▶ **Objective**
Starting with the first line of the data below, copy each line up to and including the one containing "(dstab) at (647,487)". Pictures stay out.

▶ **Information provided**
^^^^
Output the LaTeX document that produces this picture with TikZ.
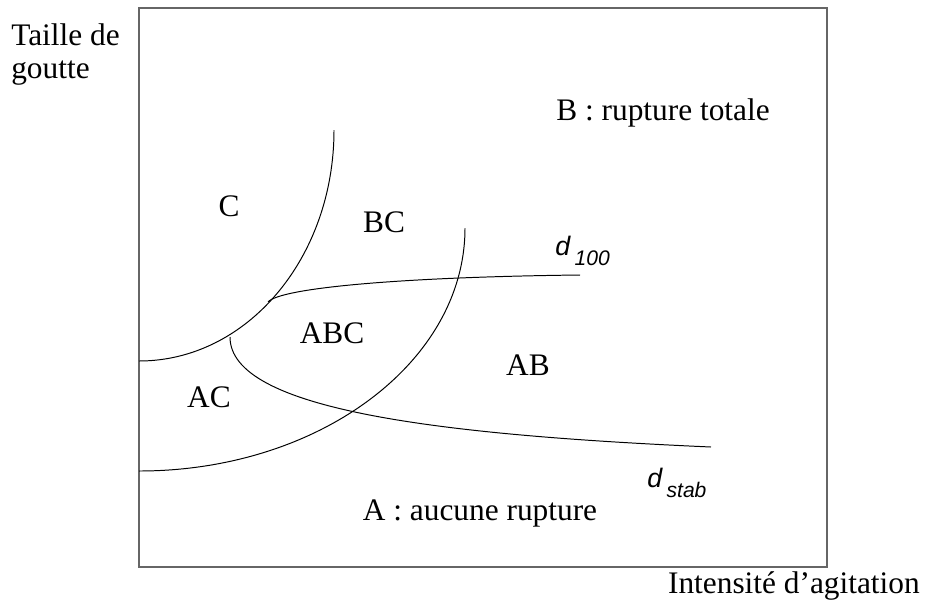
\documentclass[tikz,border=0pt]{standalone}
\usepackage{fontspec}
\usepackage{tikz}
\usepackage{xcolor}
\setmainfont{Liberation Serif}
\newfontfamily\dfont{Liberation Sans}

\begin{document}
\begin{tikzpicture}[x=0.025cm, y=-0.025cm,
  lbl/.style={font=\fontsize{22.3}{26}\selectfont, inner sep=0pt, anchor=base},
  dlab/.style={font=\dfont\itshape\fontsize{19}{20}\selectfont, inner sep=0pt, anchor=base west},
  curve/.style={black, line width=0.7pt}]

\newcommand{\dsub}[1]{\raisebox{-0.25cm}{\fontsize{15}{16}\selectfont #1}}

\useasboundingbox (0,0) rectangle (928,607);

% ===== Frame =====

\draw[black!60, line width=0.9pt] (139,8) rectangle (827,567);

% ===== Axis labels =====

\node[lbl, anchor=base west] (ylab) at (11,45) {Taille de};
\node[lbl, anchor=base west] (ylab2) at (11,78) {goutte};
\node[lbl, anchor=base east] (xlab) at (920,593) {Intensit\'e d'agitation};

% ===== Curves =====

\coordinate (c1s) at (139,361);
\coordinate (c1e) at (334,130);
\coordinate (c2s) at (139,471);
\coordinate (c2e) at (465,228);
\coordinate (hs) at (268,302);
\coordinate (he) at (580,275);
\coordinate (ss) at (230,337);
\coordinate (se) at (711,447);

\draw[curve] (c1s) .. controls (247,361) and (334,258) .. (c1e);
\draw[curve] (c2s) .. controls (319,471) and (465,362) .. (c2e);
\draw[curve] (hs) .. controls (280,288) and (400,277) .. (he);
\draw[curve] (ss) .. controls (230,410) and (440,435) .. (se);

% ===== Zones =====

\node[lbl] (zC) at (229,216) {C};
\node[lbl] (zBC) at (384,232) {BC};
\node[lbl] (zABC) at (332,343) {ABC};
\node[lbl] (zAC) at (209,407) {AC};
\node[lbl] (zAB) at (528,375) {AB};
\node[lbl] (zB) at (663,120) {B : rupture totale};
\node[lbl] (zA) at (480,520) {A : aucune rupture};

% ===== Diameters =====

\node[dlab] (d100) at (555,255) {d\,\dsub{100}};
\node[dlab] (dstab) at (647,487) {d\,\dsub{stab}};

\end{tikzpicture}
\end{document}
^^^^
▶ **Written response**
Output the LaTeX document that produces this picture with TikZ.
\documentclass[tikz,border=0pt]{standalone}
\usepackage{fontspec}
\usepackage{tikz}
\usepackage{xcolor}
\setmainfont{Liberation Serif}
\newfontfamily\dfont{Liberation Sans}

\begin{document}
\begin{tikzpicture}[x=0.025cm, y=-0.025cm,
  lbl/.style={font=\fontsize{22.3}{26}\selectfont, inner sep=0pt, anchor=base},
  dlab/.style={font=\dfont\itshape\fontsize{19}{20}\selectfont, inner sep=0pt, anchor=base west},
  curve/.style={black, line width=0.7pt}]

\newcommand{\dsub}[1]{\raisebox{-0.25cm}{\fontsize{15}{16}\selectfont #1}}

\useasboundingbox (0,0) rectangle (928,607);

% ===== Frame =====

\draw[black!60, line width=0.9pt] (139,8) rectangle (827,567);

% ===== Axis labels =====

\node[lbl, anchor=base west] (ylab) at (11,45) {Taille de};
\node[lbl, anchor=base west] (ylab2) at (11,78) {goutte};
\node[lbl, anchor=base east] (xlab) at (920,593) {Intensit\'e d'agitation};

% ===== Curves =====

\coordinate (c1s) at (139,361);
\coordinate (c1e) at (334,130);
\coordinate (c2s) at (139,471);
\coordinate (c2e) at (465,228);
\coordinate (hs) at (268,302);
\coordinate (he) at (580,275);
\coordinate (ss) at (230,337);
\coordinate (se) at (711,447);

\draw[curve] (c1s) .. controls (247,361) and (334,258) .. (c1e);
\draw[curve] (c2s) .. controls (319,471) and (465,362) .. (c2e);
\draw[curve] (hs) .. controls (280,288) and (400,277) .. (he);
\draw[curve] (ss) .. controls (230,410) and (440,435) .. (se);

% ===== Zones =====

\node[lbl] (zC) at (229,216) {C};
\node[lbl] (zBC) at (384,232) {BC};
\node[lbl] (zABC) at (332,343) {ABC};
\node[lbl] (zAC) at (209,407) {AC};
\node[lbl] (zAB) at (528,375) {AB};
\node[lbl] (zB) at (663,120) {B : rupture totale};
\node[lbl] (zA) at (480,520) {A : aucune rupture};

% ===== Diameters =====

\node[dlab] (d100) at (555,255) {d\,\dsub{100}};
\node[dlab] (dstab) at (647,487) {d\,\dsub{stab}};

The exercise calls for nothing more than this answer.